I worked in Spartanburg county for fifteen years. During all of that time I never got around to visiting Nazareth Presbyterian Church. I knew it was one of the first churches in the area, having been established around 1765, but for some reason I thought that the building had been updated and no longer retained its historic character.
I was wrong. When I had driven by it I had seen the new Family Life Center (a.k.a “gym”) and had thought that IT was the church, somehow missing the older building right next to it. While out doing some research on another project about church architecture Alan Russell and I finally paid Nazareth a visit.
The current sanctuary was built in 1832 and is the oldest public building in continuous use in Spartanburg County. The South Carolina Picture Project has this summary of the history of the church.
When Scots-Irish settlers from Pennsylvania and Ireland established a community along the Tyger River in the mid-eighteenth century, they also organized a religious group called the Tyger River Congregation. Records differ, but this was in either 1765 or 1766. The Presbyterians first met for worship in members’ homes. Soon afterwards, a log meeting house was built for the congregation roughly 200 yards from the present church …, and in 1772 the church was formally recognized and became part of the Philadelphia Presbytery. Following the Revolutionary War, a larger frame building replaced the cabin. This brick edifice followed in 1832 and remains the oldest continuously-used public building in Spartanburg County.

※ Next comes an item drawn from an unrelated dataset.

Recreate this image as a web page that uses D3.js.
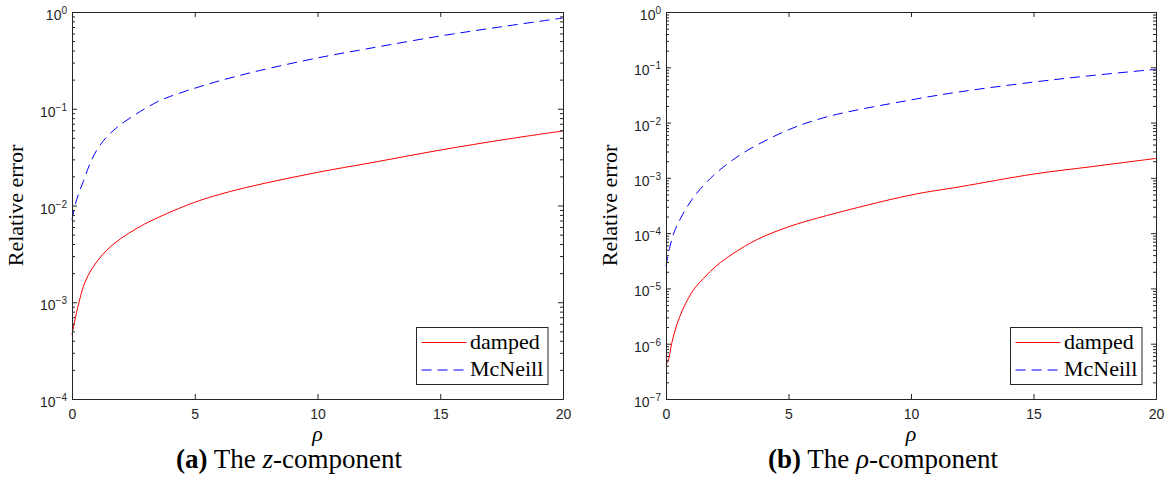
<!DOCTYPE html>
<html>
<head>
<meta charset="utf-8">
<script src="https://cdn.jsdelivr.net/npm/d3@7"></script>
<style>
  body { margin: 0; background: #fff; }
</style>
</head>
<body>
<div class="container"></div>
<script>
const WIDTH = 1171;
const HEIGHT = 490;
const TOP = 12;
const BOTTOM = 399;
const AXIS_COLOR = "#262626";

// x ticks shared by both panels
const xTicks = [0, 5, 10, 15, 20];

// (a) z-component
const zRhoDamped = [0, 0.12, 0.26, 0.46, 0.73, 1.0, 1.41, 1.96, 2.64, 3.3, 5.0, 6.7, 10, 12.1, 15, 17.6, 20];
const zDamped = [4.6e-4, 6.6e-4, 9.4e-4, 1.45e-3, 2.05e-3, 2.6e-3, 3.45e-3, 4.5e-3, 5.8e-3, 7.1e-3, 0.0108, 0.0145, 0.022, 0.0274, 0.0374, 0.048, 0.059];
const zRhoMcNeill = [0, 0.19, 0.46, 0.73, 1.0, 1.41, 1.96, 2.64, 3.45, 4.0, 5.0, 6.0, 7.4, 10, 12.1, 15, 17.6, 20];
const zMcNeill = [0.0071, 0.0115, 0.0177, 0.027, 0.037, 0.051, 0.068, 0.089, 0.117, 0.134, 0.163, 0.194, 0.24, 0.335, 0.42, 0.565, 0.71, 0.867];
const zExponents = [-4, -3, -2, -1, 0];

// (b) rho-component
const pRhoDamped = [0, 0.1, 0.23, 0.44, 0.71, 1.12, 1.52, 2.07, 2.75, 3.7, 5.0, 6.6, 10, 12, 15, 17.4, 20];
const pDamped = [4.2e-7, 5.1e-7, 1.0e-6, 2.2e-6, 4.4e-6, 9.4e-6, 1.5e-5, 2.6e-5, 4.3e-5, 7.6e-5, 1.3e-4, 2.1e-4, 4.9e-4, 6.9e-4, 1.17e-3, 1.6e-3, 2.25e-3];
const pRhoMcNeill = [0, 0.16, 0.37, 0.71, 1.05, 1.39, 1.93, 2.48, 3.3, 5.0, 6.6, 10, 12, 15, 17.4, 20];
const pMcNeill = [2.5e-5, 5.7e-5, 1.15e-4, 2.3e-4, 4.0e-4, 6.2e-4, 1.1e-3, 1.75e-3, 3.1e-3, 7.4e-3, 0.0128, 0.0257, 0.036, 0.054, 0.071, 0.092];
const pExponents = [-7, -6, -5, -4, -3, -2, -1, 0];

const legendNames = ["damped", "McNeill"];

var panels = [
    { left: 72, right: 563, exps: zExponents, label: "a", comp: "z", capX: 289, legX: 416.5,
      series: [[zRhoDamped, zDamped], [zRhoMcNeill, zMcNeill]] },
    { left: 666, right: 1156, exps: pExponents, label: "b", comp: "\u03c1", capX: 883, legX: 1010.5,
      series: [[pRhoDamped, pDamped], [pRhoMcNeill, pMcNeill]] }
];

var svg = d3.select(".container")
    .append("svg")
    .attr("width", WIDTH)
    .attr("height", HEIGHT)
    .style("font-family", "'Liberation Sans', Arial, sans-serif");

var drawPanel = function (p) {
    var xScale = d3.scaleLinear().domain([0, 20]).range([p.left, p.right]);
    var yScale = d3.scaleLog()
        .domain([Math.pow(10, p.exps[0]), Math.pow(10, p.exps[p.exps.length - 1])])
        .range([BOTTOM, TOP]);

    var majors = p.exps.map(function (e) { return Math.pow(10, e); });
    var minors = [];
    for (var i = 0; i < p.exps.length - 1; i++) {
        for (var m = 2; m <= 9; m++) minors.push(m * Math.pow(10, p.exps[i]));
    }

    var g = svg.append("g");

    // lines
    var styles = [
        { color: "#ff0000", dash: null },
        { color: "#0000ff", dash: "10,6" }
    ];
    p.series.forEach(function (s, k) {
        var pts = s[0].map(function (r, j) { return [r, s[1][j]]; });
        var line = d3.line()
            .x(function (d) { return xScale(d[0]); })
            .y(function (d) { return yScale(d[1]); })
            .curve(d3.curveCatmullRom.alpha(0.5));
        g.append("path")
            .attr("d", line(pts))
            .attr("fill", "none")
            .attr("stroke", styles[k].color)
            .attr("stroke-width", 1)
            .attr("stroke-dasharray", styles[k].dash);
    });

    // axes (ticks point inward, box on)
    g.append("g")
        .attr("transform", "translate(0," + BOTTOM + ")")
        .call(d3.axisBottom(xScale).tickValues(xTicks).tickSize(-5).tickPadding(10).tickSizeOuter(0));
    g.append("g")
        .attr("transform", "translate(0," + TOP + ")")
        .call(d3.axisTop(xScale).tickValues(xTicks).tickSize(-5).tickFormat("").tickSizeOuter(0));

    var leftMajor = g.append("g")
        .attr("transform", "translate(" + p.left + ",0)")
        .call(d3.axisLeft(yScale).tickValues(majors).tickSize(-5).tickPadding(5).tickSizeOuter(0));
    g.append("g")
        .attr("transform", "translate(" + p.left + ",0)")
        .call(d3.axisLeft(yScale).tickValues(minors).tickSize(-3).tickFormat("").tickSizeOuter(0));
    g.append("g")
        .attr("transform", "translate(" + p.right + ",0)")
        .call(d3.axisRight(yScale).tickValues(majors).tickSize(-5).tickFormat("").tickSizeOuter(0));
    g.append("g")
        .attr("transform", "translate(" + p.right + ",0)")
        .call(d3.axisRight(yScale).tickValues(minors).tickSize(-3).tickFormat("").tickSizeOuter(0));

    g.selectAll(".domain, .tick line").attr("stroke", AXIS_COLOR);
    g.selectAll(".tick text").attr("fill", AXIS_COLOR).attr("font-size", 14)
        .attr("font-family", "'Liberation Sans', Arial, sans-serif");

    // 10^n labels
    leftMajor.selectAll(".tick text").each(function (d) {
        var t = d3.select(this);
        var e = Math.round(Math.log10(d));
        t.text(null).attr("dy", "7.5px").attr("x", -5);
        t.append("tspan").text("10");
        t.append("tspan").attr("dy", -6).attr("font-size", 10)
            .text(e < 0 ? "\u2212" + (-e) : String(e));
    });

    // axis labels
    svg.append("text")
        .attr("transform", "translate(" + (p.left - 49) + "," + ((TOP + BOTTOM) / 2) + ") rotate(-90)")
        .attr("text-anchor", "middle")
        .attr("font-family", "'Liberation Serif', 'Times New Roman', serif")
        .attr("font-size", 22)
        .attr("fill", "#000")
        .text("Relative error");
    svg.append("text")
        .attr("x", (p.left + p.right) / 2)
        .attr("y", 441)
        .attr("text-anchor", "middle")
        .attr("font-family", "'Liberation Serif', 'Times New Roman', serif")
        .attr("font-style", "italic")
        .attr("font-size", 22)
        .text("\u03c1");

    // legend
    var lg = svg.append("g").attr("transform", "translate(" + p.legX + ",327.5)");
    lg.append("rect")
        .attr("width", 131.5).attr("height", 57)
        .attr("fill", "#fff").attr("stroke", AXIS_COLOR).attr("stroke-width", 1);
    legendNames.forEach(function (name, k) {
        var yy = 15 + k * 27.5;
        lg.append("line")
            .attr("x1", 5).attr("x2", 50).attr("y1", yy).attr("y2", yy)
            .attr("stroke", styles[k].color).attr("stroke-width", 1)
            .attr("stroke-dasharray", styles[k].dash);
        lg.append("text")
            .attr("x", 53.5).attr("y", yy + 6)
            .attr("font-family", "'Liberation Serif', 'Times New Roman', serif")
            .attr("font-size", 22)
            .text(name);
    });

    // caption
    var cap = svg.append("text")
        .attr("x", p.capX).attr("y", 468)
        .attr("text-anchor", "middle")
        .attr("font-family", "'Liberation Serif', 'Times New Roman', serif")
        .attr("font-size", 27);
    cap.append("tspan").attr("font-weight", "bold").text("(" + p.label + ")");
    cap.append("tspan").text(" The ");
    cap.append("tspan").attr("font-style", "italic").text(p.comp);
    cap.append("tspan").text("-component");
};

window.onload = function () {
    panels.forEach(drawPanel);
};
</script>
</body>
</html>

In 1872 the church was incorporated as Nazareth Presbyterian with the state of South Carolina. The Yorkville Enquirer reported the event.
CORRECTION NOTE: I was able to find renewals for the charter going back, so 1872 wasn’t the date of original incorporation. It was mentioned in The Carolina Spartan for 1866 and I’m sure it appears even earlier. The article about does say “…and shall continue in force for the term of twenty-five years.”
It was later in the morning when Alan and I arrived. Storms were threatening to the west, but we still headed out to explore. The sanctuary did look old, but it also looked like improvements had been added, such as the covered portico entry. Looking at other buildings from that time period, such as the Old Brick Church in Fairfield County, there was probably just a door leading straight into the church.
I was surprised to see that the church isn’t on the National Register of Historic Places. If the original building was substantially modified, that would make ineligible for listing. The SC Picture Project confirms that modifications were made to the church.
Several modifications have been made to the sanctuary since it was built in 1832. Worshipers once entered the building from the side, as two doors were available – one for the men, and one for the women, or so the story goes. Today a single front door – which originally was used as a side door – welcomes parishioners, though the side entrances remain …. The twentieth century saw new buildings added to the church grounds, including an education building and a Family Life Center.
I peeked through the front door to get a glimpse of the interior. It looks like there is a balcony. Given the time period, at one point this was probably a slave gallery with an exterior entrance.
We headed back to the cemetery, which was extensive. There were headstones ranging from ancient to modern, simple hand-engraved to elaborate.
According to the Find-a-Grave listing for the cemetery there are 1,747 burials here. Alan and I had already been out exploring and we were on a bit of a schedule. Plus, the weather was threatening. It was a bit daunting. Exploring all of it would not be possible.
Apparently folks thought that keeping track of the cemetery was daunting as far back as the turn of the 20th Century. The Abbeville Press and Banner reported in 1909 that Nazareth had developed an innovative way of tracking burials in the cemetery. The article hoped that this process would be adopted by others.
The article states the following…
There are two cemeteries at Nazareth, an old one in which there are a number of historical graves, and a new one….the oldest grave that bears a mark is that of John Wilson, buried in 1784, although it is known that there were a number of burials before that time. There are now about 700 graves at Nazareth, only half of them marked.
That means about a thousand graves have been added since then. I don’t know if they were able to keep up this system.
The earliest grave I could find was from 1802. Most of the stone had eroded, but what was there showed that it was hand carved.
Three were Revolutionary War soldiers and early settlers.
We found quite a few signature stones. Our old friend W. T. White was present, as as his brother, E. R. Hall, who had carved a rather elaborate obelisk.
There was Boyne and Sprawl, which I’d seen in other cemeteries, and a new one for me, Brownson from Spartanburg. There was also another Spartanburg carver I didn’t recognize.
Some of the family plots had names I recognized from the region such as Moore and Reid.
Behind the church was the old Caldwell cabin, which I suspect had been moved there.
More interestingly, though, was a path behind the cemetery which led down to a spring. There were old markers and even some old headstones along the path. There were also benches and some markers. Alan said that this looked like someone’s Eagle Scout project.
There was much more of the cemetery, but we were really pressed for time and the weather was threatening.
Alan and I left Nazareth and went to lunch and we were sitting in the restaurant the bottom of the sky fell. We had to wait for awhile before we could even get back to the car. That effectively put an end to the day’s exploration. We had visited several locations that will figure into a later post. But for now, I’m glad that I finally stopped by Nazareth Presbyterian. I’m going to have to return and do a more thorough exploration of the church.